Cartoid Ultrasounds

One of the scariest aspects of a stroke is its unpredictability.

From one moment to the next, a person can seem fine only to be thrown into a potentially life-ending event.

But a new scan, called a cartoid ultrasound, may save your life, News 2's Paul Moniz reports.

The painless, 15-minute test detects narrowing in the two major arteries which supply blood to the brain which, when blocked, can cause a stroke.

Dr. Mark Adelman, a vascular surgeon at NYU Medical Center, believes the ultrasound, named after the two arteries, is an important weapon against strokes.

"If we can identify plaques in the cartoid arteries and treat those plaques before they cause strokes or mini-strokes," he says, "we can prevent many strokes down the road."

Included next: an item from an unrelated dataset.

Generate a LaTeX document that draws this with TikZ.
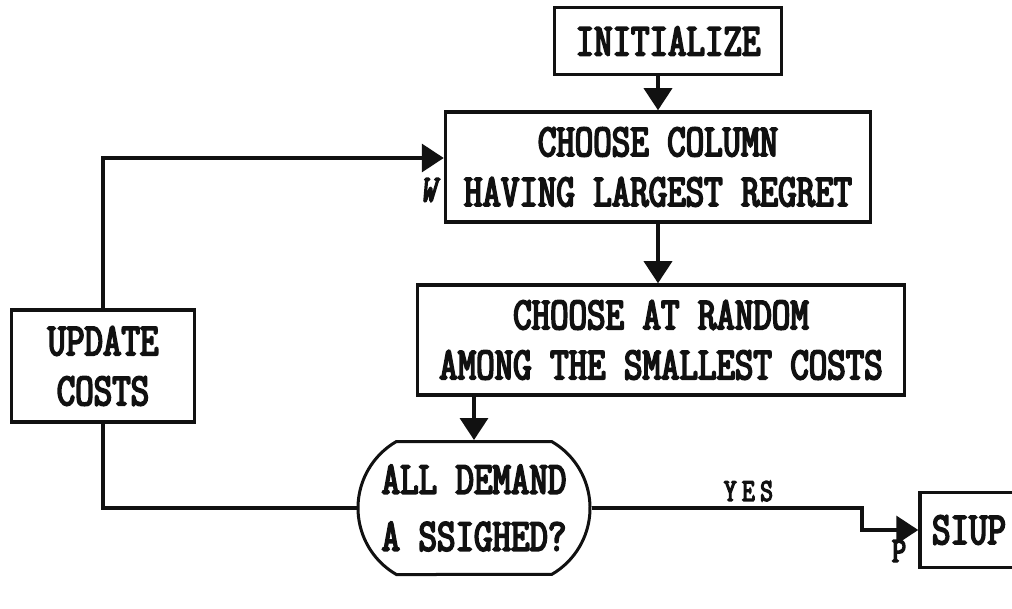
\documentclass[tikz,border=0pt]{standalone}
\usepackage{fontspec}
\newfontfamily\flowfont[FakeStretch=0.78, FakeBold=4]{Latin Modern Mono}
\usetikzlibrary{arrows.meta, shapes.misc}
\definecolor{ink}{HTML}{111111}
\tikzset{
  every node/.style = {text=ink},
  fcbase/.style  = {align=center, inner sep=0pt, font=\flowfont\fontsize{46}{50}\selectfont},
  fcbox/.style   = {fcbase, draw=ink, line width=3.5pt, fill=white},
  fcdec/.style   = {fcbase, draw=ink, line width=3pt, fill=white, rounded rectangle,
                    rounded rectangle arc length=120, font=\flowfont\fontsize{46}{57}\selectfont},
  fcgo/.style    = {-{Triangle[length=22pt,width=28pt]}, draw=ink, line width=3.5pt},
  fcline/.style  = {draw=ink, line width=3.5pt},
  fclab/.style   = {font=\flowfont\fontsize{36}{38}\selectfont, text=ink, inner sep=1pt},
}
\begin{document}
\begin{tikzpicture}[x=1pt, y=-1pt]
\path[use as bounding box, fill=white] (0,0) rectangle (1012,609);

\node[fcbox, minimum width=227pt, minimum height=67pt] (init) at (668,41) {INITIALIZE};
\node[fcbox, minimum width=425pt, minimum height=110pt] (col) at (658,167) {CHOOSE COLUMN\\HAVING LARGEST REGRET};
\node[fcbox, minimum width=487pt, minimum height=110pt] (rand) at (661,340) {CHOOSE AT RANDOM\\AMONG THE SMALLEST COSTS};
\node[fcbox, minimum width=183pt, minimum height=112pt] (upd) at (103,366) {UPDATE\\COSTS};
\node[fcdec, minimum width=232pt, minimum height=133pt] (dec) at (474,508) {ALL DEMAND\\A SSIGHED?};
\node[fcbox, minimum width=98pt, minimum height=75pt] (stop) at (969,530) {SIUP};

\node[fclab, font=\flowfont\itshape\fontsize{38}{40}\selectfont] (w) at (428,190) {W};
\node[fclab] (p) at (899,551) {P};

% main flow
\draw[fcgo] (init.south -| col.north) -- (col.north);
\draw[fcgo] (col.south) -- (col.south |- rand.north);
\draw[fcgo] (rand.south -| dec.north) -- (dec.north);

% loop back
\draw[fcline] (upd.south) |- (dec.west);
\draw[fcgo] (upd.north) |- ([yshift=9pt]col.west);

% exit
\coordinate (jog) at (862,508);
\draw[fcgo] (dec.east) -- node[fclab, pos=0.58, above=4pt, font=\flowfont\fontsize{32}{34}\selectfont] (yes) {Y\,E\,S} (jog) |- (stop.west);
\end{tikzpicture}
\end{document}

When he finds diseased cartoid arteries, he moves quickly, sending patients to the operating room to have the arteries opened up and the life-threatening plaque scooped out with a spatula.

Despite its benefits, cartoid ultrasound cannot identify all patients at risk for stroke.

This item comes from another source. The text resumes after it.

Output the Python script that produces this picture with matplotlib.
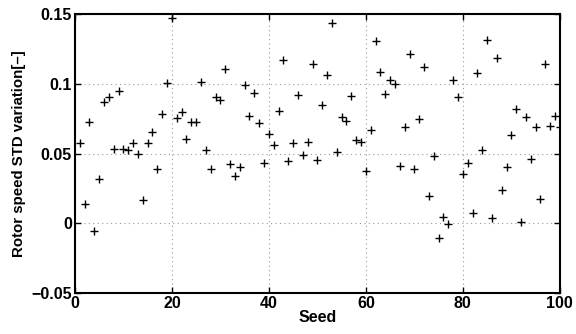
import matplotlib
matplotlib.use("Agg")
import matplotlib.pyplot as plt

seeds = list(range(1, 101))
std_variation = [
    0.0579, 0.0139, 0.0730, -0.0057, 0.0317, 0.0867, 0.0903, 0.0536, 0.0946, 0.0536,
    0.0524, 0.0579, 0.0500, 0.0167, 0.0579, 0.0657, 0.0389, 0.0786, 0.1003, 0.1474,
    0.0753, 0.0798, 0.0607, 0.0724, 0.0724, 0.1010, 0.0524, 0.0393, 0.0907, 0.0884,
    0.1103, 0.0426, 0.0343, 0.0407, 0.0995, 0.0771, 0.0931, 0.0719, 0.0431, 0.0643,
    0.0560, 0.0805, 0.1169, 0.0450, 0.0576, 0.0919, 0.0488, 0.0584, 0.1145, 0.0457,
    0.0850, 0.1060, 0.1438, 0.0510, 0.0762, 0.0736, 0.0914, 0.0598, 0.0586, 0.0379,
    0.0669, 0.1310, 0.1086, 0.0926, 0.1029, 0.1000, 0.0414, 0.0688, 0.1217, 0.0390,
    0.0748, 0.1119, 0.0200, 0.0481, -0.0107, 0.0045, -0.0002, 0.1024, 0.0903, 0.0357,
    0.0436, 0.0074, 0.1081, 0.0529, 0.1317, 0.0036, 0.1184, 0.0243, 0.0407, 0.0633,
    0.0817, 0.0010, 0.0764, 0.0464, 0.0688, 0.0174, 0.1145, 0.0698, 0.0771, 0.0688,
]
x_ticks = [0, 20, 40, 60, 80, 100]
y_ticks = [-0.05, 0, 0.05, 0.1, 0.15]
y_tick_labels = ["\u22120.05", "0", "0.05", "0.1", "0.15"]

plt.rcParams["font.family"] = ["Liberation Sans", "DejaVu Sans"]
plt.rcParams["font.weight"] = "bold"

fig = plt.figure(figsize=(5.76, 3.34), dpi=100)
ax = fig.add_axes([0.130, 0.122, 0.842, 0.836])

ax.plot(seeds, std_variation, linestyle="none", marker="+", color="black",
        markersize=5.5, markeredgewidth=1.0)

ax.set_xlim(0, 100)
ax.set_ylim(-0.05, 0.15)
ax.set_xticks(x_ticks)
ax.set_yticks(y_ticks)
ax.set_yticklabels(y_tick_labels)
ax.tick_params(direction="in", length=4, width=1, top=True, right=True,
               labelsize=11.5, pad=2)
for lbl in ax.get_xticklabels() + ax.get_yticklabels():
    lbl.set_fontweight("bold")
for sp in ax.spines.values():
    sp.set_linewidth(1.5)

ax.grid(True, linestyle=(0, (1, 3)), color="#999999", linewidth=0.8)

ax.set_xlabel("Seed", fontsize=11.5, fontweight="bold", labelpad=-1)
ax.set_ylabel("Rotor speed STD variation[\u2013]", fontsize=10.8, fontweight="bold", labelpad=4)

fig.savefig("out.png", dpi=100)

Experts say only one in three strokes involves blockages in the cartoid.

It is not believed that former president Gerald Ford's stroke could have been detected by this method.

Still, Dr. Adelman says some patients with certain risk factors should be screened as a precaution.

"Smoking, high blood pressure, high cholesterol," he says. "And a strong family history of blockage in the body."

The downside to the ultrasound is its $350 price tag, which is generally not covered by insurance unless a patient already predisposed.

Doctors recommend screening high risk patients at 50, those with moderate risk at 60.

Stethoscopes can sometimes detect cartoid narrowing, with doctors listening for a "wooshing" sound.

But that sound is not always present with disease and angiograms can also show narrowing, but that test is invasive.